EXERCISE DETAILS: Find out how many lines of the material contain the string "code" and give only that figure.

RECORD EXTRACTS:
□ □ □ □ □
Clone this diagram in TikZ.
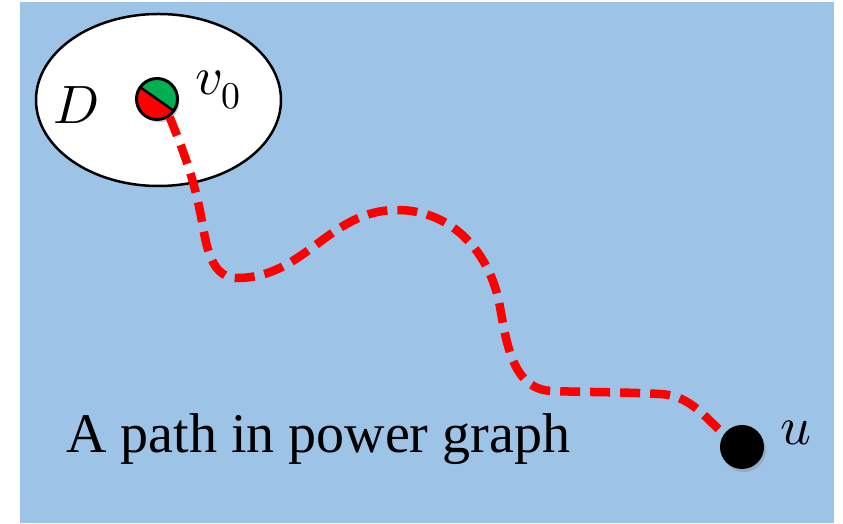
□ □ □ □ □
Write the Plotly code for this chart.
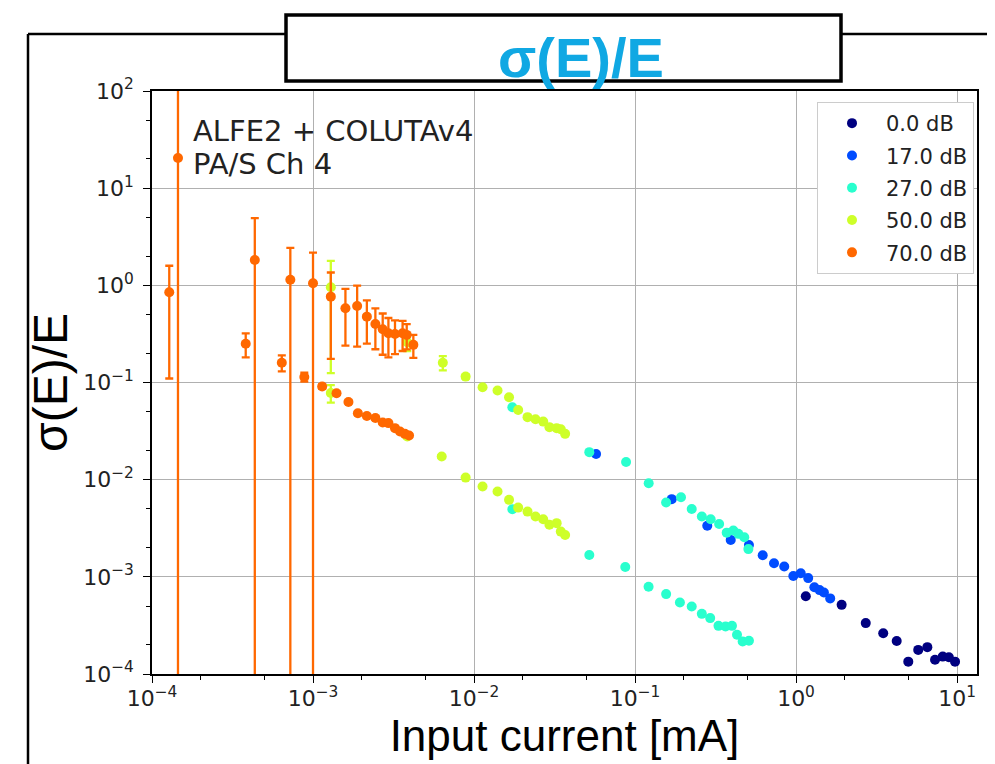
□ □ □ □ □
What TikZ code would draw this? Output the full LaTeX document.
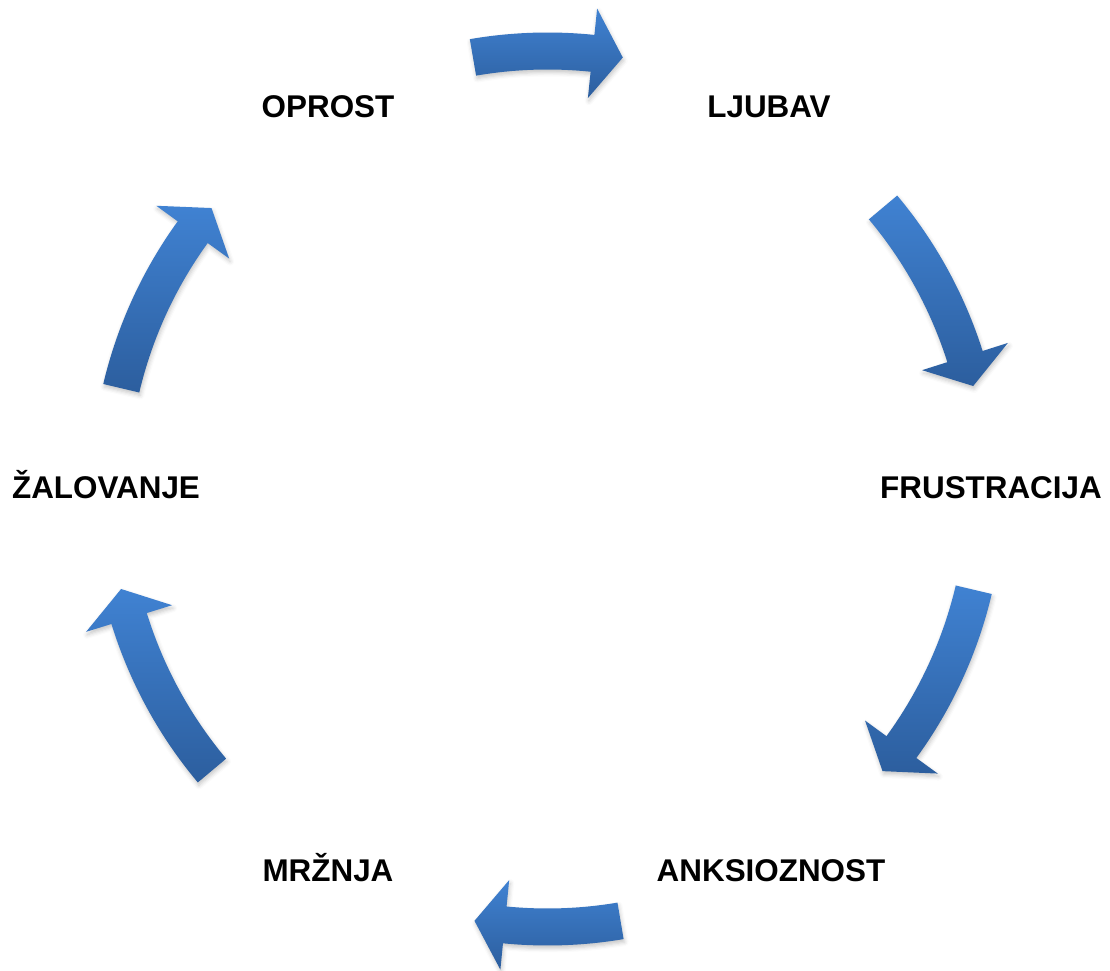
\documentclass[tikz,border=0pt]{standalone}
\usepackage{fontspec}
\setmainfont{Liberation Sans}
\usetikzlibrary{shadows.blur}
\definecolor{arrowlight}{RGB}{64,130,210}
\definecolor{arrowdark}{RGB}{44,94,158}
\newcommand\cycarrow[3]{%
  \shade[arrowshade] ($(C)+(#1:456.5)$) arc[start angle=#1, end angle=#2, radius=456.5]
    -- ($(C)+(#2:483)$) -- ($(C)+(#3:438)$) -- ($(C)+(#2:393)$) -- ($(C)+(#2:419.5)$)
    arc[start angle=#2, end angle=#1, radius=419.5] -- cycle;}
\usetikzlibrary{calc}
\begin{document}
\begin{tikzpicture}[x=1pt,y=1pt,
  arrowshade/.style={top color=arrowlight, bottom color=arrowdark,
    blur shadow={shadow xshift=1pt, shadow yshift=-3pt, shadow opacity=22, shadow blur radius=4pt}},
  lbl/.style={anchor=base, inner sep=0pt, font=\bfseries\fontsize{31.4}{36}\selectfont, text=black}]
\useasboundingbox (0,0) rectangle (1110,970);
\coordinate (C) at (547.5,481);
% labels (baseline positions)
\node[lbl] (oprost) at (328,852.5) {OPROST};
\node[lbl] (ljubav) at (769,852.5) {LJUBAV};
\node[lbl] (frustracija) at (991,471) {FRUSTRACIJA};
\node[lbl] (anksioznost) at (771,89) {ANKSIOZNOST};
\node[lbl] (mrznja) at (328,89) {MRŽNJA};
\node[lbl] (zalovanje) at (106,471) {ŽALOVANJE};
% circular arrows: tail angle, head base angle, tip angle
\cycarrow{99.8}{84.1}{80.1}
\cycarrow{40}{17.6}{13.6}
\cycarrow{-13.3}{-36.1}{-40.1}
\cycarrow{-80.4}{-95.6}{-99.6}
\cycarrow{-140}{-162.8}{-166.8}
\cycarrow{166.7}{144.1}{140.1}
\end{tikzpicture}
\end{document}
□ □ □ □ □
SOLVED PROBLEM: 2